Handel danymi i dziełami sztuki
- To będzie dwufunkcyjna aplikacja mobilna. Z jednej strony będzie czymś w rodzaju zaufanego cyfrowego portfela, dającego przepustkę do usług różnych giełd kryptowalutowych, a docelowo fintechów i banków, bez konieczności przechodzenia procesu weryfikacji w każdym. Z drugiej strony umożliwi użytkownikom zarabianie na udostępnianiu swoich danych w formie NFT [z ang. non-fungible token, w wolnym tłumaczeniu: token niewymienialny - red.] różnym podmiotom - zapowiada Paweł Kuskowski.

Drugi biznes również opiera się na technologiach NFT i blockchain. Dotyczy cyfrowego obrotu dziełami na klasycznym rynku sztuki, a także współpracy z domami aukcyjnymi, kolekcjonerami itd. Firma operacyjnie ruszy jeszcze w tym roku. Menedżer nie chce odkrywać wszystkich kart na tym etapie. Wierzy, że doświadczenie zdobyte za sterami Coinfrmu oraz liczne relacje z sektorem kryptowalutowym i finansowym z całego świata będą procentować.
Elitarna klientela
Przypomnijmy: w ostatniej rundzie inwestycyjnej Coinfirm uzyskał od inwestorów instytucjonalnych 8 mln USD. Prowadził ją SIX Fintech Ventures (fundusz venture capital należący do szwajcarskiej giełdy papierów wartościowych) razem z Five T Fintech (inwestycyjne ramię szwajcarskiego dostawcy rozwiązań cyfrowych dla banków, dawniej operujący pod nazwą Avaloq). Wspierały je MiddleGame Ventures (fintechowy venture capital z Luksemburga) i Mission Gate (kalifornijski fundusz, który inwestuje w start-upy z branży internetowej, mobilnej, innowacyjnych produktów konsumenckich i medycznej marihuany).
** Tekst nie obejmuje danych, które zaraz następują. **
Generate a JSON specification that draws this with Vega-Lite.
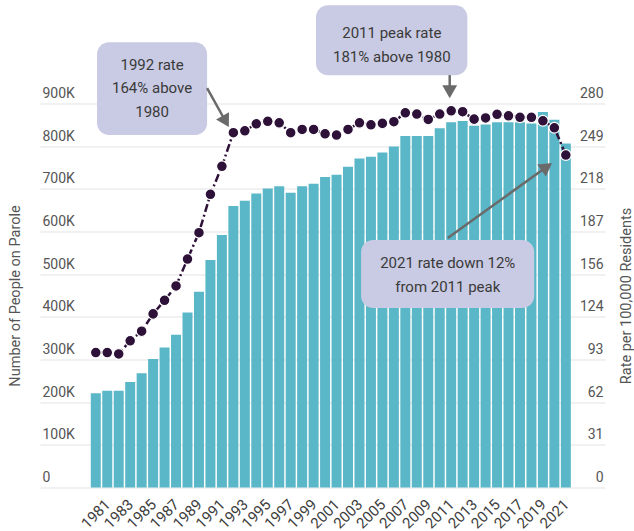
{
  "$schema": "https://vega.github.io/schema/vega-lite/v6.json",
  "width": 565,
  "height": 384,
  "autosize": {"type": "none"},
  "padding": {"left": 40, "top": 103.5, "right": 29, "bottom": 43.5},
  "background": "#ffffff",
  "config": {
    "font": "Roboto",
    "view": {"stroke": null},
    "axis": {"labelFont": "Roboto", "titleFont": "Roboto"}
  },
  "datasets": {
    "parole": [
      {"year": 1980, "people": 221000, "rate": 98.4},
      {"year": 1981, "people": 227000, "rate": 98.4},
      {"year": 1982, "people": 227000, "rate": 97.4},
      {"year": 1983, "people": 247000, "rate": 107},
      {"year": 1984, "people": 268000, "rate": 114},
      {"year": 1985, "people": 301000, "rate": 126.6},
      {"year": 1986, "people": 328000, "rate": 136.5},
      {"year": 1987, "people": 358000, "rate": 147},
      {"year": 1988, "people": 410000, "rate": 166.6},
      {"year": 1989, "people": 459000, "rate": 185.8},
      {"year": 1990, "people": 533000, "rate": 213.8},
      {"year": 1991, "people": 592000, "rate": 234.2},
      {"year": 1992, "people": 660000, "rate": 258.7},
      {"year": 1993, "people": 672000, "rate": 260.1},
      {"year": 1994, "people": 689000, "rate": 265.2},
      {"year": 1995, "people": 701000, "rate": 267},
      {"year": 1996, "people": 706000, "rate": 265.9},
      {"year": 1997, "people": 691000, "rate": 258.7},
      {"year": 1998, "people": 706000, "rate": 261.1},
      {"year": 1999, "people": 712000, "rate": 261.1},
      {"year": 2000, "people": 728000, "rate": 257.9},
      {"year": 2001, "people": 733000, "rate": 257},
      {"year": 2002, "people": 752000, "rate": 261.1},
      {"year": 2003, "people": 771000, "rate": 265.9},
      {"year": 2004, "people": 775000, "rate": 264.5},
      {"year": 2005, "people": 785000, "rate": 265.5},
      {"year": 2006, "people": 799000, "rate": 266.7},
      {"year": 2007, "people": 824000, "rate": 273.2},
      {"year": 2008, "people": 824000, "rate": 272.3},
      {"year": 2009, "people": 824000, "rate": 268.4},
      {"year": 2010, "people": 842000, "rate": 272.3},
      {"year": 2011, "people": 856000, "rate": 274.7},
      {"year": 2012, "people": 859000, "rate": 274},
      {"year": 2013, "people": 848000, "rate": 268.6},
      {"year": 2014, "people": 851000, "rate": 269.5},
      {"year": 2015, "people": 856000, "rate": 272.1},
      {"year": 2016, "people": 856000, "rate": 271},
      {"year": 2017, "people": 856000, "rate": 269.9},
      {"year": 2018, "people": 853000, "rate": 269.9},
      {"year": 2019, "people": 880000, "rate": 267.4},
      {"year": 2020, "people": 862000, "rate": 262.3},
      {"year": 2021, "people": 806000, "rate": 242.4}
    ],
    "notes": [
      {"x0": 1980.11, "x1": 1989.71, "y0": 826000, "y1": 1043800, "tx": 1984.91, "ty": 991100, "label": "1992 rate\n164% above\n1980"},
      {"x0": 1999.21, "x1": 2012.41, "y0": 966500, "y1": 1130400, "tx": 2005.82, "ty": 1064900, "label": "2011 peak rate\n181% above 1980"},
      {"x0": 2003.14, "x1": 2018.24, "y0": 420800, "y1": 580100, "tx": 2010.70, "ty": 525500, "label": "2021 rate down 12%\nfrom 2011 peak"}
    ],
    "arrows": [
      {"ax0": 1989.71, "ay0": 935800, "ax1": 1991.33, "ay1": 857800},
      {"ax0": 2010.87, "ay0": 966500, "ax1": 2010.87, "ay1": 927600},
      {"ax0": 2010.70, "ay0": 584800, "ax1": 2019.34, "ay1": 751800}
    ]
  },
  "resolve": {"scale": {"y": "independent"}, "axis": {"y": "independent", "x": "independent"}},
  "layer": [
    {
      "data": {"name": "parole"},
      "mark": {"type": "bar", "orient": "vertical", "size": 10, "color": "#5ab7c7"},
      "encoding": {
        "x": {
          "field": "year", "type": "quantitative",
          "scale": {"domain": [1975.57, 2023.98], "nice": false, "zero": false},
          "axis": {
            "values": [1981, 1983, 1985, 1987, 1989, 1991, 1993, 1995, 1997, 1999, 2001, 2003, 2005, 2007, 2009, 2011, 2013, 2015, 2017, 2019, 2021],
            "format": "d", "title": null, "grid": false, "domain": false, "ticks": false,
            "labelAngle": -45, "labelAlign": "right", "labelBaseline": "middle",
            "labelPadding": 14, "labelFontSize": 15, "labelColor": "#3c3c3c", "labelOverlap": false
          }
        },
        "y": {
          "field": "people", "type": "quantitative",
          "scale": {"domain": [0, 900000], "nice": false},
          "axis": {
            "orient": "left", "values": [0, 100000, 200000, 300000, 400000, 500000, 600000, 700000, 800000, 900000],
            "labelExpr": "datum.value == 0 ? '0' : (datum.value / 1000) + 'K'",
            "grid": true, "gridColor": "#e3e3e3", "gridWidth": 1, "domain": false, "ticks": false, "tickSize": 0,
            "labelAlign": "left", "labelBaseline": "bottom", "labelPadding": -2, "labelOffset": -3,
            "labelFontSize": 14, "labelColor": "#555555",
            "title": "Number of People on Parole", "titleFontSize": 14.5, "titleFontWeight": "normal", "titleColor": "#555555",
            "titleX": -25, "titleY": 192, "titleAngle": -90, "titleBaseline": "middle", "titleAlign": "center"
          }
        }
      }
    },
    {
      "data": {"name": "parole"},
      "mark": {"type": "line", "color": "#2d1138", "strokeWidth": 2.5, "strokeDash": [8, 3, 2, 3]},
      "encoding": {
        "x": {"field": "year", "type": "quantitative", "scale": {"domain": [1975.57, 2023.98], "nice": false, "zero": false}, "axis": null},
        "y": {
          "field": "rate", "type": "quantitative",
          "scale": {"domain": [0, 280], "nice": false},
          "axis": {
            "orient": "right",
            "values": [0, 31.111, 62.222, 93.333, 124.444, 155.556, 186.667, 217.778, 248.889, 280],
            "format": ".0f", "grid": false, "domain": false, "ticks": false, "tickSize": 0,
            "labelAlign": "right", "labelBaseline": "bottom", "labelPadding": -2, "labelOffset": -3,
            "labelFontSize": 14, "labelColor": "#555555",
            "title": "Rate per 100,000 Residents", "titleFontSize": 14.5, "titleFontWeight": "normal", "titleColor": "#555555",
            "titleX": 21, "titleY": 192, "titleAngle": -90, "titleBaseline": "middle", "titleAlign": "center"
          }
        }
      }
    },
    {
      "data": {"name": "parole"},
      "mark": {"type": "point", "filled": true, "size": 115, "color": "#2d1138", "stroke": "#ffffff", "strokeWidth": 1.2, "opacity": 1},
      "encoding": {
        "x": {"field": "year", "type": "quantitative", "scale": {"domain": [1975.57, 2023.98], "nice": false, "zero": false}, "axis": null},
        "y": {"field": "rate", "type": "quantitative", "scale": {"domain": [0, 280], "nice": false}, "axis": null}
      }
    },
    {
      "data": {"name": "notes"},
      "mark": {"type": "rect", "cornerRadius": 12, "color": "#c9cae3"},
      "encoding": {
        "x": {"field": "x0", "type": "quantitative", "scale": {"domain": [1975.57, 2023.98], "nice": false, "zero": false}, "axis": null},
        "x2": {"field": "x1"},
        "y": {"field": "y0", "type": "quantitative", "scale": {"domain": [0, 900000], "nice": false}, "axis": null},
        "y2": {"field": "y1"}
      }
    },
    {
      "data": {"name": "notes"},
      "mark": {"type": "text", "lineBreak": "\n", "lineHeight": 23.5, "fontSize": 15, "color": "#3a3a3a", "align": "center", "baseline": "middle"},
      "encoding": {
        "x": {"field": "tx", "type": "quantitative", "scale": {"domain": [1975.57, 2023.98], "nice": false, "zero": false}, "axis": null},
        "y": {"field": "ty", "type": "quantitative", "scale": {"domain": [0, 900000], "nice": false}, "axis": null},
        "text": {"field": "label"}
      }
    },
    {
      "data": {"name": "arrows"},
      "mark": {"type": "rule", "color": "#6a6a6a", "strokeWidth": 2.5},
      "encoding": {
        "x": {"field": "ax0", "type": "quantitative", "scale": {"domain": [1975.57, 2023.98], "nice": false, "zero": false}, "axis": null},
        "x2": {"field": "ax1"},
        "y": {"field": "ay0", "type": "quantitative", "scale": {"domain": [0, 900000], "nice": false}, "axis": null},
        "y2": {"field": "ay1"}
      }
    },
    {
      "data": {"values": [{}]},
      "mark": {"type": "point", "shape": "triangle-up", "filled": true, "size": 220, "color": "#6a6a6a", "opacity": 1, "angle": 150.6},
      "encoding": {
        "x": {"datum": 1991.33, "type": "quantitative", "scale": {"domain": [1975.57, 2023.98], "nice": false, "zero": false}, "axis": null},
        "y": {"datum": 857800, "type": "quantitative", "scale": {"domain": [0, 900000], "nice": false}, "axis": null}
      }
    },
    {
      "data": {"values": [{}]},
      "mark": {"type": "point", "shape": "triangle-up", "filled": true, "size": 220, "color": "#6a6a6a", "opacity": 1, "angle": 180},
      "encoding": {
        "x": {"datum": 2010.87, "type": "quantitative", "scale": {"domain": [1975.57, 2023.98], "nice": false, "zero": false}, "axis": null},
        "y": {"datum": 927600, "type": "quantitative", "scale": {"domain": [0, 900000], "nice": false}, "axis": null}
      }
    },
    {
      "data": {"values": [{}]},
      "mark": {"type": "point", "shape": "triangle-up", "filled": true, "size": 220, "color": "#6a6a6a", "opacity": 1, "angle": 54.7},
      "encoding": {
        "x": {"datum": 2019.34, "type": "quantitative", "scale": {"domain": [1975.57, 2023.98], "nice": false, "zero": false}, "axis": null},
        "y": {"datum": 751800, "type": "quantitative", "scale": {"domain": [0, 900000], "nice": false}, "axis": null}
      }
    }
  ]
}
Bieżąca wycena regtechu to ok. 50 mln USD. W porównaniu z głównym rywalem to niewiele - wycena amerykańskiej firmy Chainalysis w czerwcu tego roku przekroczyła 4,2 mld USD. Powstały w 2016 r. Coinfirm nie ma się jednak czego wstydzić. Zatrudnia ok. 70 osób, w tym zdecydowaną większość w Polsce - w warszawskim i toruńskim biurze. Centralę ma w Londynie, a reprezentację w Tokio. Z firmą współpracuje ponad 250 podmiotów, aby spełnić wymogi międzynarodowej organizacji FATF (Grupa Specjalna ds. Przeciwdziałania Praniu Pieniędzy). Wśród nich są rządy, instytucje finansowe, dostawcy płatności, fundusze inwestycyjne i giełdy. W Polsce Coinfirm współpracował z PKO BP w zakresie wdrożenia blockchainowego nośnika danych.
Pieniądze z ostatniej rundy Coinfirm przeznaczy na wzmocnienie pozycji w Europie oraz dalszą ekspansję na rynki azjatyckie i amerykańskie. Spółką kieruje obecnie dr Mircea Mihaescu.